## [Written task]
Reproduce all lines of the listing below in which the word "this" occurs.

## [Excerpted data]
────────────────────
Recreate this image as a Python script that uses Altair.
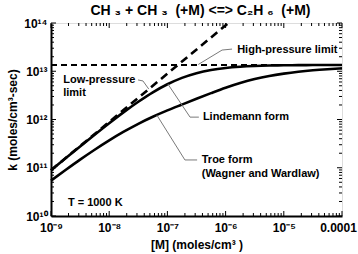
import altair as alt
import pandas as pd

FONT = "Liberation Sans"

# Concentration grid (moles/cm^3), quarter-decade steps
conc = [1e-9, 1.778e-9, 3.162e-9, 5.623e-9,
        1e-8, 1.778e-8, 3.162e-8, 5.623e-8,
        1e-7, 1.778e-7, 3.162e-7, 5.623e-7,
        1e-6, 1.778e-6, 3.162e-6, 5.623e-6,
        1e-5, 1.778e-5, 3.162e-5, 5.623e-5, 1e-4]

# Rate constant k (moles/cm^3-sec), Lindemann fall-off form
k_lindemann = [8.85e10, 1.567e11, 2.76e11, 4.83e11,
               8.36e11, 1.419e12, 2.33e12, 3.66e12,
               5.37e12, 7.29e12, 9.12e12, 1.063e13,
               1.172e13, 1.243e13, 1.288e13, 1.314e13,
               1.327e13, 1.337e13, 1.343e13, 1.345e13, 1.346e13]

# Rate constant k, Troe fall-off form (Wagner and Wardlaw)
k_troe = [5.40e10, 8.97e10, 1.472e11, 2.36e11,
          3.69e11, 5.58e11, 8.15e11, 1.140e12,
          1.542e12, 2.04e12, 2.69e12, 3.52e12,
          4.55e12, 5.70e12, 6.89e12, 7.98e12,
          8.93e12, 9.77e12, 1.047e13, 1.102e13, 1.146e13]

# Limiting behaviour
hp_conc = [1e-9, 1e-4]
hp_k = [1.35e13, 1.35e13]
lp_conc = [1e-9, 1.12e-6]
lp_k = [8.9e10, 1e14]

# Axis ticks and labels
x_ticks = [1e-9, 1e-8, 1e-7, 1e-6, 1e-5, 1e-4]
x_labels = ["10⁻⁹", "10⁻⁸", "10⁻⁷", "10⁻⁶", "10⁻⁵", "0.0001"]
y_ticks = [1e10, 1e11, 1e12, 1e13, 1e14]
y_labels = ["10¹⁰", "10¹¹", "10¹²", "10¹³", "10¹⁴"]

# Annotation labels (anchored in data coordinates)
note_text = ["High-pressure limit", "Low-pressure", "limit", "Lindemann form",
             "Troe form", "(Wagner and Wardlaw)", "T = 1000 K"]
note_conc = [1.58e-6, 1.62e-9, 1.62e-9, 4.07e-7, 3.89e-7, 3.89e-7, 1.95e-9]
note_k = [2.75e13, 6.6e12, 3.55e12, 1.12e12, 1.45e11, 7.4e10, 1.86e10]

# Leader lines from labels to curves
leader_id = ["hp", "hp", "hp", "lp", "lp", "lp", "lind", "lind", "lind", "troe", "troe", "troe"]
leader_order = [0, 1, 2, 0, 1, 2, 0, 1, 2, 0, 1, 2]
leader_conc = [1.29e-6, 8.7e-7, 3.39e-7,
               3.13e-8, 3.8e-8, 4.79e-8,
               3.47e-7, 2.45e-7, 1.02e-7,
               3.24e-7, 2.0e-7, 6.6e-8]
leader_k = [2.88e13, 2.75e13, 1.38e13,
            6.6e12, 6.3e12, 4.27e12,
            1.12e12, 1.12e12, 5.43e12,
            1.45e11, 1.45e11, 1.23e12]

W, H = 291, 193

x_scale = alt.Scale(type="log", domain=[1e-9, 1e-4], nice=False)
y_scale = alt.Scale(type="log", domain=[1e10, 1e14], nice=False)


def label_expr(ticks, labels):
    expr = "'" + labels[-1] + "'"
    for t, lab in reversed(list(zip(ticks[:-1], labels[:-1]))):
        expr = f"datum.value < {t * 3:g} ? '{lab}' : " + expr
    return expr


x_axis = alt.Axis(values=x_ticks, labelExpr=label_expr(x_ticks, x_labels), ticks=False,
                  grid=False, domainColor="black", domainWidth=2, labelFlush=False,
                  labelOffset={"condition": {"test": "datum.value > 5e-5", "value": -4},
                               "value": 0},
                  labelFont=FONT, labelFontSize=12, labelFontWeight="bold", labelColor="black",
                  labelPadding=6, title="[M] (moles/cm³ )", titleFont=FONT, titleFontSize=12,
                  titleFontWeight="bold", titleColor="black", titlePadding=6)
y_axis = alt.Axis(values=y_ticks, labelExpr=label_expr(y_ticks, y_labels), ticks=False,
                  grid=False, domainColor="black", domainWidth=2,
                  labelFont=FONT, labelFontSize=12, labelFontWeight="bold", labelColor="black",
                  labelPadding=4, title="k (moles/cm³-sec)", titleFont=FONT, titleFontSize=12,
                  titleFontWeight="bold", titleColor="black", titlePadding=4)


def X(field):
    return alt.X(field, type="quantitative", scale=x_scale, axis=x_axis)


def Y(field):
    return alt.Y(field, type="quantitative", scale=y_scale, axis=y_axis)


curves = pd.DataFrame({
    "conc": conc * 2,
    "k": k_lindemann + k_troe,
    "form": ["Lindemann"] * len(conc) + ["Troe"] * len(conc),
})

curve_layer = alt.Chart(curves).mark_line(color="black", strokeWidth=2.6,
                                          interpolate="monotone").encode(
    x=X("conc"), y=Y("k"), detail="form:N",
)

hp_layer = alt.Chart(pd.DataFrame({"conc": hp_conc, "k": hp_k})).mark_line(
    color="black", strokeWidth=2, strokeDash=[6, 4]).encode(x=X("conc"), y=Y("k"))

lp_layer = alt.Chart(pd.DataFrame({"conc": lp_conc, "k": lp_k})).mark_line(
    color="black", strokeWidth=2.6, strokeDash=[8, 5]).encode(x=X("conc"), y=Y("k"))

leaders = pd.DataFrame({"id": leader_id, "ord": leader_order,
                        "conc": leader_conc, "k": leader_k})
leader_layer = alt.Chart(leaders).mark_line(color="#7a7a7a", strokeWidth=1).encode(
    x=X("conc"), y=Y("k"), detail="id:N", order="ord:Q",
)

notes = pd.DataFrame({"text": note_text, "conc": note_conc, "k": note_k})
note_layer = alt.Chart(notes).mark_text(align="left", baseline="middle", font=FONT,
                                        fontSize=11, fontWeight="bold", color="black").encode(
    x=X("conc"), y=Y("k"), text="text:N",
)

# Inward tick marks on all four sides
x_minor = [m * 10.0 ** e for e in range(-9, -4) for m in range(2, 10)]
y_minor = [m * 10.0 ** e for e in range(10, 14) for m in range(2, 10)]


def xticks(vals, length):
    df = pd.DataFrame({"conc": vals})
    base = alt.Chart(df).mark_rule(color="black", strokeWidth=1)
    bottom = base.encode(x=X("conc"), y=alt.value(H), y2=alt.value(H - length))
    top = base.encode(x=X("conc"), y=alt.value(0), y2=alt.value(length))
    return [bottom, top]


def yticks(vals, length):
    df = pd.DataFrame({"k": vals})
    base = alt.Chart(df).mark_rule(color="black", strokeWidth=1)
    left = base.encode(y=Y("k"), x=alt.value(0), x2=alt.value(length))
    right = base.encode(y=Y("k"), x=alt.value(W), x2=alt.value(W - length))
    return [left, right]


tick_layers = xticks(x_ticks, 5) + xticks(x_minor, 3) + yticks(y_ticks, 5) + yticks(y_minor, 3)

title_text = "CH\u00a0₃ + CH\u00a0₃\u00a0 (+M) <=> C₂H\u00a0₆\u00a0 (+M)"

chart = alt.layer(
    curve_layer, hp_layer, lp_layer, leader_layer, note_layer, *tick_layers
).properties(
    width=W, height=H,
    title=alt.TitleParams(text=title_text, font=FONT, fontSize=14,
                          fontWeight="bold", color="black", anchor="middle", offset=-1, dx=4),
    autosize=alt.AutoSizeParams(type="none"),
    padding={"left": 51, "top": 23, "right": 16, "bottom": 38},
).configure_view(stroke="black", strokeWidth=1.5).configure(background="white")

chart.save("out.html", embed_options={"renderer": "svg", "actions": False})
────────────────────
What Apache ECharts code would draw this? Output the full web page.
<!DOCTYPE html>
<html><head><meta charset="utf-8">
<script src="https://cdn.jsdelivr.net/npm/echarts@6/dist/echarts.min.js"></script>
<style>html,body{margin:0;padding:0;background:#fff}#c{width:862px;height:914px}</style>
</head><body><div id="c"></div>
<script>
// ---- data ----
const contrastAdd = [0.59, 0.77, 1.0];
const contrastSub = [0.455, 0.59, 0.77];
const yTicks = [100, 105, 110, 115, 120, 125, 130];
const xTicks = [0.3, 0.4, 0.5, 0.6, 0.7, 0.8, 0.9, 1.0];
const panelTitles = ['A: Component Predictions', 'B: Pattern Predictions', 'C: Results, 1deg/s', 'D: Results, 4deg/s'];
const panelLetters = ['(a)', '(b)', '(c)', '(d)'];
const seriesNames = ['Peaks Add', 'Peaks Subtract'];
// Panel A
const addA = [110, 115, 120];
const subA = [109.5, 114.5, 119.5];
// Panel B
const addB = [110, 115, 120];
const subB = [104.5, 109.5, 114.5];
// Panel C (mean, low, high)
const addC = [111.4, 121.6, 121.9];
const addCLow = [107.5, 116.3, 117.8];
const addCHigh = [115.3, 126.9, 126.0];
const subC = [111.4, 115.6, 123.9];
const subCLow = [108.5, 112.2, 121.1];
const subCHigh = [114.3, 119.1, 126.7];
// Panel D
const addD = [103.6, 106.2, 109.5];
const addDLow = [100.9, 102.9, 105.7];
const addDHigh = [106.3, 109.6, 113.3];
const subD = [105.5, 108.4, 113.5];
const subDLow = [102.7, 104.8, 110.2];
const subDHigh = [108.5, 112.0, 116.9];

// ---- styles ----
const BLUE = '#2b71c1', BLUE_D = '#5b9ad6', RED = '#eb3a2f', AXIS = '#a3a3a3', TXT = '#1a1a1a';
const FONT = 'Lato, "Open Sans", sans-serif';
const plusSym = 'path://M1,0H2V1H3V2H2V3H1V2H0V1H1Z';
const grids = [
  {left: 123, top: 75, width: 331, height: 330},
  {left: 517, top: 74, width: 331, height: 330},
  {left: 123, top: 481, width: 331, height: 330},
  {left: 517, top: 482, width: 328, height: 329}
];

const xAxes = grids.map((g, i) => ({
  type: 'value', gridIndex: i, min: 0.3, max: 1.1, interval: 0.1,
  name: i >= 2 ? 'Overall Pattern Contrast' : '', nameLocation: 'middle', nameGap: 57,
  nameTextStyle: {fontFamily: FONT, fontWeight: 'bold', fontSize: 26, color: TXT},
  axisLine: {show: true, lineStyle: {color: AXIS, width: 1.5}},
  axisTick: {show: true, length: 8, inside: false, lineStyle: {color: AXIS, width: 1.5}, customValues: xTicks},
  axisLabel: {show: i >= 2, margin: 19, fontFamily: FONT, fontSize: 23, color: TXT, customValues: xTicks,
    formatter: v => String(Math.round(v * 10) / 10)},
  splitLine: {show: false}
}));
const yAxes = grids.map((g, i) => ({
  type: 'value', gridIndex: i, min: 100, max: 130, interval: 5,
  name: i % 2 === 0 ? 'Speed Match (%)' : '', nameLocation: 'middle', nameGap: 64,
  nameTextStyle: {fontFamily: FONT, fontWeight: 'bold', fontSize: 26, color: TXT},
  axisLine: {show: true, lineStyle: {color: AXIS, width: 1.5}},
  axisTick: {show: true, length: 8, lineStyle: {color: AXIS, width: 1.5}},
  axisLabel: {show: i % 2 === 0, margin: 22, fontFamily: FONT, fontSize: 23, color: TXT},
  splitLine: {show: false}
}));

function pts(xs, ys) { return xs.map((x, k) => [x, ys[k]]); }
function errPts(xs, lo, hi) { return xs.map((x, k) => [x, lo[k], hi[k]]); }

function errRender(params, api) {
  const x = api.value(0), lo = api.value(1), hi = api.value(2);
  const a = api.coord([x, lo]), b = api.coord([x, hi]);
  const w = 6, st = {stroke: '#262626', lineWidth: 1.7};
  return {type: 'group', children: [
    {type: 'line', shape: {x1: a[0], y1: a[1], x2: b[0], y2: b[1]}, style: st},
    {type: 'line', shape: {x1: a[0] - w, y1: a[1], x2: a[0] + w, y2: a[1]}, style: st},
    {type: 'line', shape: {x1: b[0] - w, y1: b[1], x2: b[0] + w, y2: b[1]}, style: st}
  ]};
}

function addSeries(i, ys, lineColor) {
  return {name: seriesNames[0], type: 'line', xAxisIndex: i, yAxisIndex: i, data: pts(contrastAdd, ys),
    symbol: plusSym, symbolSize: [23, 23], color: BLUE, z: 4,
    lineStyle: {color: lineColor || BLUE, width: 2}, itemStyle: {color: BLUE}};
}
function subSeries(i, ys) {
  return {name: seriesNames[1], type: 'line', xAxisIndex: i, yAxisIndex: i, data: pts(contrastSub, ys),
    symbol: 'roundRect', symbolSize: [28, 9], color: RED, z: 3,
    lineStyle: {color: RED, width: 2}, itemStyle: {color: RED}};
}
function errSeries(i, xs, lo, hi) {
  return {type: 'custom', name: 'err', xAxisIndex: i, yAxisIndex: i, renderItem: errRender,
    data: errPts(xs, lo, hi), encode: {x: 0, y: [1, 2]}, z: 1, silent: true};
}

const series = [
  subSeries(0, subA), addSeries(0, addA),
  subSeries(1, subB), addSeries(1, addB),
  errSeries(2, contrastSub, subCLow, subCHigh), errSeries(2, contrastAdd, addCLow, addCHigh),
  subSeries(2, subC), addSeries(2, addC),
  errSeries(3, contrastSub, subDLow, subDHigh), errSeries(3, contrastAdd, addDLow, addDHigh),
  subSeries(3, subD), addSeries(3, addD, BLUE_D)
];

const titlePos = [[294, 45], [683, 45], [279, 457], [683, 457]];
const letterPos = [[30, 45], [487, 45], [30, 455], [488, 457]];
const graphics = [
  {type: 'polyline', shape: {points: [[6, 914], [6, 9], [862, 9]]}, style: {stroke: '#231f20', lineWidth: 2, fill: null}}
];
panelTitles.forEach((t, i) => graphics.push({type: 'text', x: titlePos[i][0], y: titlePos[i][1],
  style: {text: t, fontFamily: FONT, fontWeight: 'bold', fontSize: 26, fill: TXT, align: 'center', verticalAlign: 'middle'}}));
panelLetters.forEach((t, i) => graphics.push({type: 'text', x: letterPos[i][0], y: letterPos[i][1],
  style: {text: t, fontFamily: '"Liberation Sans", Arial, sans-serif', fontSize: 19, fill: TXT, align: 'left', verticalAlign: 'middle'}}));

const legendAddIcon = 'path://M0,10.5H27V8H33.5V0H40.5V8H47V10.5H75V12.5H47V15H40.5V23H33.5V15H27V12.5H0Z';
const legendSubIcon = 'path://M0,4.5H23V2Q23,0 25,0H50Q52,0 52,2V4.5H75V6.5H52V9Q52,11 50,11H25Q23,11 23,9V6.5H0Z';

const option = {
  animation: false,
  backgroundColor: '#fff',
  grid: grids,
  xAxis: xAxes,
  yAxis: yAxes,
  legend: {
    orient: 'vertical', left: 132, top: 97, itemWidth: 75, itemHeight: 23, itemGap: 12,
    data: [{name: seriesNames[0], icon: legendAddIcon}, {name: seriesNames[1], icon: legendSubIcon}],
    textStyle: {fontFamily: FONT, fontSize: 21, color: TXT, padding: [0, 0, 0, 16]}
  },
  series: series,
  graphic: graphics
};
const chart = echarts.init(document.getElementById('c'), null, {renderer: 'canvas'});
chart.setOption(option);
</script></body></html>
────────────────────
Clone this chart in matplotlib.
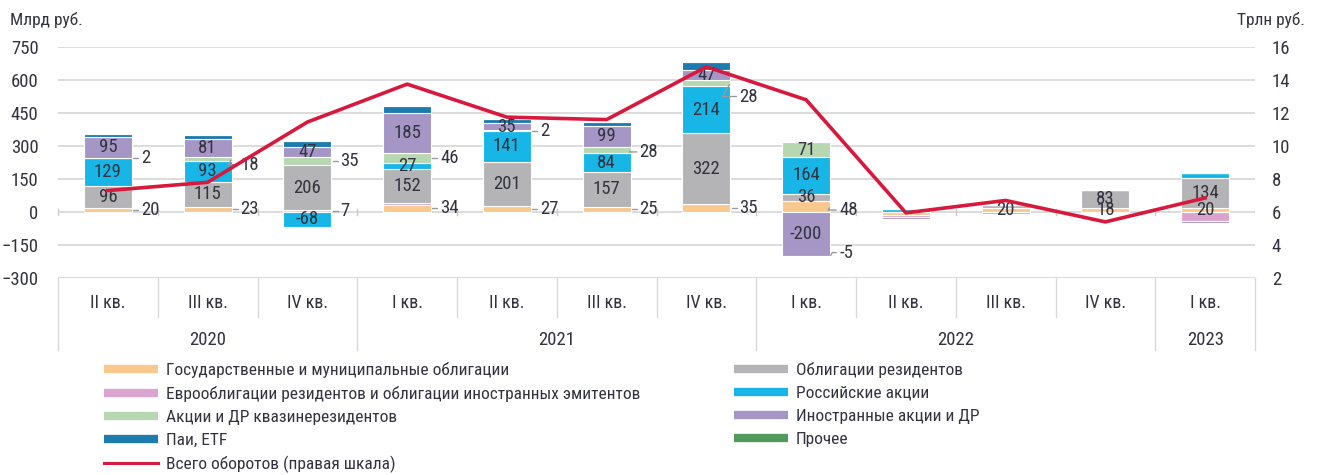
────────────────────
## [Expected output]
Recreate this image as a Python script that uses Altair.
What Apache ECharts code would draw this? Output the full web page.
Clone this chart in matplotlib.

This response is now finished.